Dark Matter Clumps as Sources of Gravitational-Wave Glitches in LIGO/Virgo/KAGRA data

TL;DR

This paper investigates whether small dark matter clumps passing near Earth could produce detectable gravitational-wave glitches in LIGO/Virgo/KAGRA data, deriving the expected signals and comparing them to observed glitches.

Contribution

It introduces a model for gravitational waves from dark matter clumps and sets the first direct upper limits on local dark matter clump density using gravitational-wave data.

Findings

Most glitches are inconsistent with dark matter clump origin.

Dark matter clump densities are constrained to be less than approximately 10^{-15} g/cm^3.

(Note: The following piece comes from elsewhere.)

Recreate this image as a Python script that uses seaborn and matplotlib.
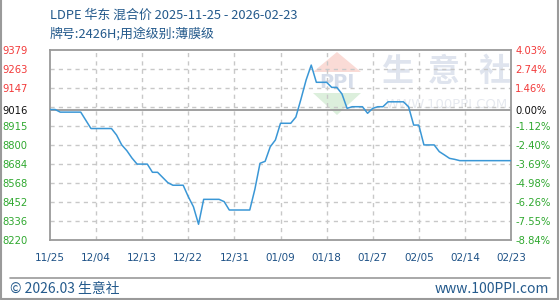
import matplotlib
matplotlib.use("Agg")
import matplotlib.pyplot as plt
import seaborn as sns
import pandas as pd
import numpy as np
from matplotlib.patches import Polygon
from matplotlib.lines import Line2D

# ---------------- data ----------------
dates = [
    "2025-11-25", "2025-11-26", "2025-11-27", "2025-12-01", "2025-12-03",
    "2025-12-07", "2025-12-08", "2025-12-09", "2025-12-10", "2025-12-11",
    "2025-12-12", "2025-12-14", "2025-12-15", "2025-12-16", "2025-12-18",
    "2025-12-19", "2025-12-21", "2025-12-22", "2025-12-23", "2025-12-24",
    "2025-12-25", "2025-12-28", "2025-12-29", "2025-12-30", "2026-01-03",
    "2026-01-04", "2026-01-05", "2026-01-06", "2026-01-07", "2026-01-08",
    "2026-01-09", "2026-01-11", "2026-01-12", "2026-01-13", "2026-01-14",
    "2026-01-15", "2026-01-16", "2026-01-18", "2026-01-19", "2026-01-20",
    "2026-01-21", "2026-01-22", "2026-01-23", "2026-01-25", "2026-01-26",
    "2026-01-27", "2026-01-28", "2026-01-29", "2026-01-30", "2026-02-02",
    "2026-02-03", "2026-02-04", "2026-02-05", "2026-02-06", "2026-02-08",
    "2026-02-09", "2026-02-10", "2026-02-11", "2026-02-12", "2026-02-13",
    "2026-02-23",
]
prices = [
    9016, 9016, 9000, 9000, 8900,
    8900, 8860, 8800, 8765, 8720,
    8683, 8683, 8633, 8633, 8570,
    8554, 8554, 8484, 8423, 8316,
    8468, 8468, 8454, 8403, 8403,
    8530, 8688, 8700, 8789, 8830,
    8932, 8932, 8970, 9080, 9196,
    9287, 9182, 9182, 9151, 9151,
    9111, 9023, 9033, 9033, 8993,
    9023, 9033, 9033, 9063, 9063,
    9033, 8921, 8921, 8800, 8800,
    8759, 8739, 8718, 8712, 8704,
    8704,
]
x_tick_labels = ["11/25", "12/04", "12/13", "12/22", "12/31", "01/09",
                 "01/18", "01/27", "02/05", "02/14", "02/23"]
left_labels = ["9379", "9263", "9147", "9016", "8915", "8800",
               "8684", "8568", "8452", "8336", "8220"]
right_labels = ["4.03%", "2.74%", "1.46%", "0.00%", "-1.12%", "-2.40%",
                "-3.69%", "-4.98%", "-6.26%", "-7.55%", "-8.84%"]
base_price = 9016
title_text = "LDPE 华东 混合价 2025-11-25 - 2026-02-23"
subtitle_text = "牌号:2426H;用途级别:薄膜级"
footer_left = "© 2026.03 生意社"
footer_right = "www.100PPI.com"
watermark_text = "生意社"
watermark_url = "WWW.100PPI.COM"

# ---------------- style ----------------
sns.set_theme(style="white")
plt.rcParams['font.family'] = ['Noto Sans CJK SC', 'DejaVu Sans']

W, H = 560, 300
fig = plt.figure(figsize=(W / 100, H / 100), dpi=100)
fig.patch.set_facecolor("white")

def fx(px):
    return px / W

def fy(py):
    return 1 - py / H

ax = fig.add_axes([fx(50), fy(240), (511 - 50) / W, (240 - 50) / H])
ax.set_facecolor("white")

df = pd.DataFrame({"date": pd.to_datetime(dates), "price": prices})

# watermark (behind everything)
wm_kw = dict(transform=fig.transFigure, zorder=0.5)
ax.add_patch(Polygon([(fx(337), fy(52)), (fx(313), fy(72)), (fx(361), fy(72))],
                     closed=True, facecolor="#fadbd6", edgecolor="none", **wm_kw))
ax.add_patch(Polygon([(fx(313), fy(93)), (fx(361), fy(93)), (fx(337), fy(115))],
                     closed=True, facecolor="#dcefdc", edgecolor="none", **wm_kw))
ax.text(fx(337), fy(82), "PPI", fontsize=14, fontweight="bold", color="#d6ddea",
        ha="center", va="center", family="DejaVu Sans", **wm_kw)
for ch, cx in zip(watermark_text, [397, 444, 495]):
    ax.text(fx(cx), fy(72), ch, fontsize=23, fontweight="bold", color="#dfe4ee",
            ha="center", va="center", **wm_kw)
ax.text(fx(447), fy(105), watermark_url, fontsize=9.5, color="#e6e9ef",
        ha="center", va="center", family="DejaVu Sans", **wm_kw)

sns.lineplot(data=df, x="date", y="price", ax=ax, color="#3a97d6",
             linewidth=1.1, zorder=5)

x0 = pd.Timestamp(dates[0])
x1 = pd.Timestamp(dates[-1])
ax.set_xlim(x0, x1)
y_top = float(left_labels[0])
y_bot = float(left_labels[-1])
ax.set_ylim(y_bot, y_top)

xticks = pd.date_range(x0, periods=len(x_tick_labels), freq="9D")
ax.set_xticks(xticks)
ax.set_xticklabels(x_tick_labels, fontsize=7.5, color="#1d5186",
                   family="DejaVu Sans")

ytick_pos = [float(v) for v in left_labels]
ax.set_yticks(ytick_pos)
ax.set_yticklabels(left_labels, fontsize=7.2, family="DejaVu Sans")
ax.set_xlabel("")
ax.set_ylabel("")

def lbl_color(v):
    if v > base_price:
        return "#f23a3a"
    if v < base_price:
        return "#2fa82f"
    return "#111111"

for lbl, v in zip(ax.get_yticklabels(), ytick_pos):
    lbl.set_color(lbl_color(v))

ax.tick_params(axis="y", length=0, pad=16)
ax.tick_params(axis="x", length=0, pad=9)

# grid
grid_color = "#c8c8c8"
ax.grid(False)
for xt in xticks[1:-1]:
    ax.axvline(xt, color=grid_color, linestyle=(0, (3, 3)), linewidth=1, zorder=1)
for yv in np.linspace(y_bot, y_top, len(left_labels))[1:-1]:
    ax.axhline(yv, color=grid_color, linestyle=(0, (3, 3)), linewidth=1, zorder=1)
ax.axhline(base_price, color="#999999", linewidth=1.3, zorder=2)

for sp in ax.spines.values():
    sp.set_visible(True)
    sp.set_color("#9a9a9a")
    sp.set_linewidth(1.3)

ax2 = ax.twinx()
ax2.set_ylim(y_bot, y_top)
ax2.set_yticks(ytick_pos)
ax2.set_yticklabels(right_labels, fontsize=7.2, family="DejaVu Sans")
for lbl, v in zip(ax2.get_yticklabels(), ytick_pos):
    lbl.set_color(lbl_color(v))
ax2.tick_params(axis="y", length=0, pad=3)
for sp in ax2.spines.values():
    sp.set_visible(False)
ax2.grid(False)

# titles
title_color = "#245a8c"
fig.text(fx(50), fy(15), title_text, fontsize=9.3, color=title_color,
         ha="left", va="center")
fig.text(fx(50), fy(33.5), subtitle_text, fontsize=9.3, color=title_color,
         ha="left", va="center")

# footer
fig.add_artist(Line2D([fx(10), fx(550)], [fy(278), fy(278)], color="#9a9a9a",
                      linewidth=1.2, transform=fig.transFigure))
fig.text(fx(10), fy(289), footer_left, fontsize=10, color=title_color,
         ha="left", va="center")
fig.text(fx(549), fy(289), footer_right, fontsize=10, color=title_color,
         ha="right", va="center")

# outer border (left, right, bottom)
border = "#9a9a9a"
fig.add_artist(Line2D([fx(1), fx(1)], [fy(0), fy(299)], color=border,
                      linewidth=1.5, transform=fig.transFigure))
fig.add_artist(Line2D([fx(558), fx(558)], [fy(0), fy(299)], color=border,
                      linewidth=1.5, transform=fig.transFigure))
fig.add_artist(Line2D([fx(1), fx(558)], [fy(299), fy(299)], color=border,
                      linewidth=1.5, transform=fig.transFigure))

fig.savefig("out.png", dpi=100, facecolor="white")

The Newtonian acceleration dominates the gravitational-wave strain for such events.

Abstract

We consider the hypothetical possibility that non-stationary glitch features in the noise of ground-based gravitational-wave detectors could be produced by small dark matter clumps that pass through the earth in the vicinity of gravitational-wave detectors. We first derive the gravitational-wave strain that would be generated by the passage of such a dark matter clump. We find that the strain is primarily sourced by the Newtonian gravitational acceleration of the mirrors toward the clump and by the Shapiro time delay of the photons in the laser beams as they pass through the gravitational potential created by the dark matter clump. We also find that the Newtonian acceleration effect dominates the gravitational-wave strain for both ground and space-based interferometers. We then compare our dark matter clump, gravitational-wave strain model to 84 Koi-Fish glitches detected during the second observing run of the LIGO/Virgo/KAGRA collaboration through a Markov Chain Monte Carlo Bayesian analysis. We find that all glitches but 9 can be confidently rejected as having originated from dark matter clumps. For the remaining glitches, the dark matter hypothesis cannot be excluded, and the maximum \textit{a posteriori} parameters yield minimum densities of about $10^{-7} {\rm{g}}/{\rm{cm}}^3$, within the model. These results allow us to place the first direct upper limits with gravitational-wave detectors on the local over-density of dark matter in the form of clumps in the local neighborhood of Earth, namely $\rho_{{\rm DM} \, {\rm clumps}} \lesssim 10^{-15} {\rm{g}}/{\rm{cm}}^{-3}$.